Without the hope of social mobility or the pressure of competition, extractive economies failed to take advantage of new opportunities and were left standing at the station while the Industrial Revolution brought wealth to the rest of the world.
While the “private property prescription” is a temptingly simple answer, evidence suggests that a more crucial factor appears to be whether a country developed institutions with a broad franchise (read: equality and equal opportunity) or narrow franchise (inequality and lack of social mobility). Private property certainly has a role to play, but only as part of a wider suite of institutional arrangements.
Characteristics of success
When we look across those countries that did well, a number of key factors stand out.
Suffrage: Countries that broke away from the pack in the 1800s were those in which citizens could vote. This makes sense; the more people that can have a say in government, then the more inclusive government policy should be. The rapid growth of the USA and Australia coincided with a high proportionate of the population able to vote.
In the USA 79.2% of the adult male population voted in the 1844 presidential election. In Australia, economic qualifications for voters were removed in South Australia, Victoria and New South Wales in the 1850s.
Conversely, colonies that were left behind often saw the vast proportion of the population excluded from participating in government elections. Indeed, it was not until the very late 1800s that a number of Latin American countries saw more than 1 or 2% of people voting
Education: Educated people are more productive, flexible and are able to take advantage of technological change. Australia’s egalitarian society saw educational opportunities extended to a broad spectrum of the populace. By 1844, approximately half of its non-Indigenous children were receiving a formal education. By 1901, literacy rates were around 80%.
This occurred in stark contrast to other colonies (including other British colonies, such as in the Caribbean). Despite immense wealth being generated, basic schooling infrastructure was not established on a broad scale – elites sent their children to private schools while other children went without. Up to 1900, literacy rates remained at or below 30% in Bolivia, Brazil, Guatemala, Honduras, Mexico and Paraguay, and was likely below 30% in Columbia, Peru, Puerto Rico and Venezuela.
Land policy: Epitomised by the encomienda system (a system popularised by the Spanish Crown, under which conquerors were rewarded with the labour of certain groups of people), land policy in countries that were left behind attempted to shut people out of the property market. Land was selectively offered in large chunks at prices only the wealthiest could afford.
In Australia, land policy was designed to encourage new migrants and sought to break down the system of class privilege that calcified Mother England. Country lands were sold for as little as £1 per acre, payable over time, and acreages were limited to prevent large holdings.
Australia is becoming a more unequal country. Institutions that had previously fostered greater equality now do the opposite.

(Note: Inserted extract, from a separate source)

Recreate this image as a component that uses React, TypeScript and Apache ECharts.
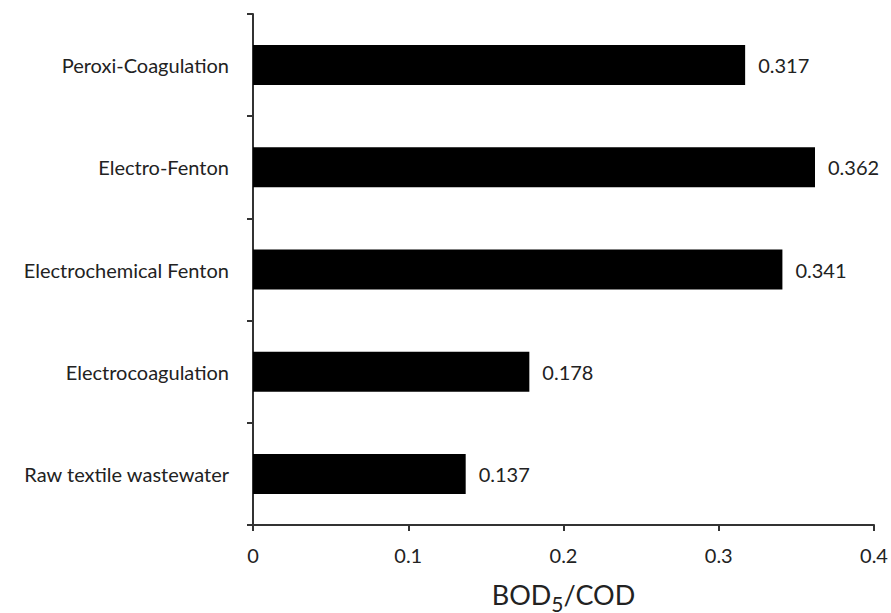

This is a problem because it was Australia’s relatively low levels of inequality that put us in an advantageous position during the last industrial revolution. Rapid advances in robotics, automation and Artificial Intelligence suggest a new industrial revolution is just around the corner, but Australia’s key institutions have been so badly eroded that we may be disadvantaged when the full force of this technological change hits.
Home ownership rates are falling and many are shut out of the market. There are substantial funding gaps between private and public schools and we are slipping in global education rankings. Australia still has universal suffrage, though only 43% of us believe that it makes any difference whether the Liberal-National Coalition or Labor are in the top spot.
Societies with these characteristics performed particularly badly during the last period of rapid technological change. Many have never recovered. We should be concerned that the institutions that once allowed us to pull ahead may soon be the reason we fall behind.